Judge Murilo Mendes accepted the charges filed by a prosecutor last week in a federal court in Sinop, a small city near the Amazon jungle site where a Boeing jetliner last year plunged into the rain forest after a collision with an executive jet. All 154 people aboard the jetliner died, while the executive jet landed safely.
"The judge accepted the charges and now the criminal process begins," court spokesman Fabio Paz said by telephone. He said the American pilots have been called on to give preliminary depositions on Aug. 27 and the flight controllers have been called to testify a day later.
Prosecutors last week asked the judge to indict pilots Joseph Lepore and Jan Paul Paladino, both of New York state, with exposing an aircraft to danger resulting in death. The charge is similar to involuntary manslaughter and punishable by one to three years in prison, Paz said.
A lawyer for the pilots said the charges were unfounded.
"The pilots' conduct was completely competent throughout the flight and cannot be fairly characterized as criminal," Joel R. Weiss said. "The allegations against the pilots are inaccurate, and the pilots are innocent."
He added: "The fact is that air traffic control placed and approved these two aircraft on a collision course, on the same airway, and altitude traveling toward each other. That is the overwhelming, obvious root cause of this accident."
Though the Brazilian judge wants the pilots questioned in Brazil, lawyers for Lepore and Paladino previously suggested that could happen in the United States. They have declined to speculate on whether the pilots would return to Brazil if convicted.
Lepore, 42, and Paladino, 34, were flying an Embraer Legacy 600 executive jet when it collided on Sept. 29, 2006, with a Boeing 737 operated by Gol Linhas Aereas Inteligentes SA, sending the passenger jet crashing into a remote swathe of the jungle.

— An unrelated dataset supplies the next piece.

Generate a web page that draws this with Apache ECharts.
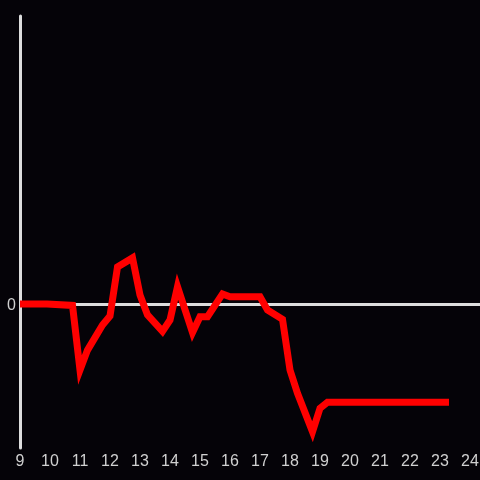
<!DOCTYPE html>
<html><head><meta charset="utf-8">
<script src="https://cdn.jsdelivr.net/npm/echarts@6/dist/echarts.min.js"></script>
<style>html,body{margin:0;padding:0;background:#050308;}#c{width:480px;height:480px;}</style>
</head><body><div id="c"></div>
<script>
const hours = [9.0, 9.9, 10.75, 11.0, 11.25, 11.75, 12.0, 12.25, 12.75, 13.0, 13.25, 13.75, 14.0, 14.25, 14.75, 15.0, 15.25, 15.75, 16.0, 17.0, 17.25, 17.75, 18.0, 18.25, 18.75, 19.0, 19.25, 23.3];
const values = [0, 0, -0.01, -0.458, -0.32, -0.146, -0.083, 0.257, 0.32, 0.0625, -0.076, -0.19, -0.111, 0.12, -0.198, -0.088, -0.088, 0.07, 0.05, 0.05, -0.042, -0.106, -0.458, -0.62, -0.887, -0.724, -0.683, -0.683];
const xTicks = [9,10,11,12,13,14,15,16,17,18,19,20,21,22,23,24];
const yTickShown = [0];

const chart = echarts.init(document.getElementById('c'), null, {renderer:'canvas'});
chart.setOption({
  backgroundColor: '#050308',
  animation: false,
  grid: {left: 20, right: 0, top: 16, bottom: 32, containLabel: false, outerBoundsMode: 'none'},
  xAxis: {
    type: 'value', min: 9, max: 24.333, interval: 1,
    axisLine: {show: false}, axisTick: {show: false}, splitLine: {show: false},
    axisLabel: {color: '#d0d0d0', fontSize: 16, fontFamily: 'Liberation Sans', margin: 6,
      hideOverlap: false,
      formatter: v => xTicks.includes(v) ? String(v) : ''}
  },
  yAxis: {
    type: 'value', min: -1, max: 2, interval: 1,
    axisLine: {show: true, lineStyle: {color: '#dddddd', width: 3}},
    axisTick: {show: false}, splitLine: {show: false},
    axisLabel: {color: '#d0d0d0', fontSize: 16, fontFamily: 'Liberation Sans', margin: 4,
      rich: {a: {color: '#d0d0d0', fontSize: 16, fontFamily: 'Liberation Sans', padding: [4, 0, 0, 0]}},
      formatter: v => yTickShown.includes(v) ? '{a|' + v + '}' : ''}
  },
  series: [{
    type: 'line',
    data: hours.map((h, i) => [h, values[i]]),
    showSymbol: false,
    lineStyle: {color: '#ff0000', width: 7, join: 'miter'},
    itemStyle: {color: '#ff0000'},
    z: 3,
    markLine: {
      silent: true, symbol: 'none', label: {show: false},
      lineStyle: {color: '#dddddd', width: 3, type: 'solid'},
      data: [{yAxis: 0}],
      z: 1
    }
  }]
});
</script></body></html>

One of the four controllers was indicted with the more serious crime of knowingly exposing an aircraft to danger — similar to manslaughter — while the others face the same charges as the pilots.
Mendes in his ruling accepted the prosecutors' arguments that the air traffic controllers could be tried in civilian courts. Before the prosecutor asked for the indictments, Brazilian officials consistently said the military controllers could only be charged in military courts.
Under Brazilian law, judges — not grand juries — issue indictments.
The two pilots were detained for two months after the crash. They were allowed to leave the country after promising to return for any court proceedings.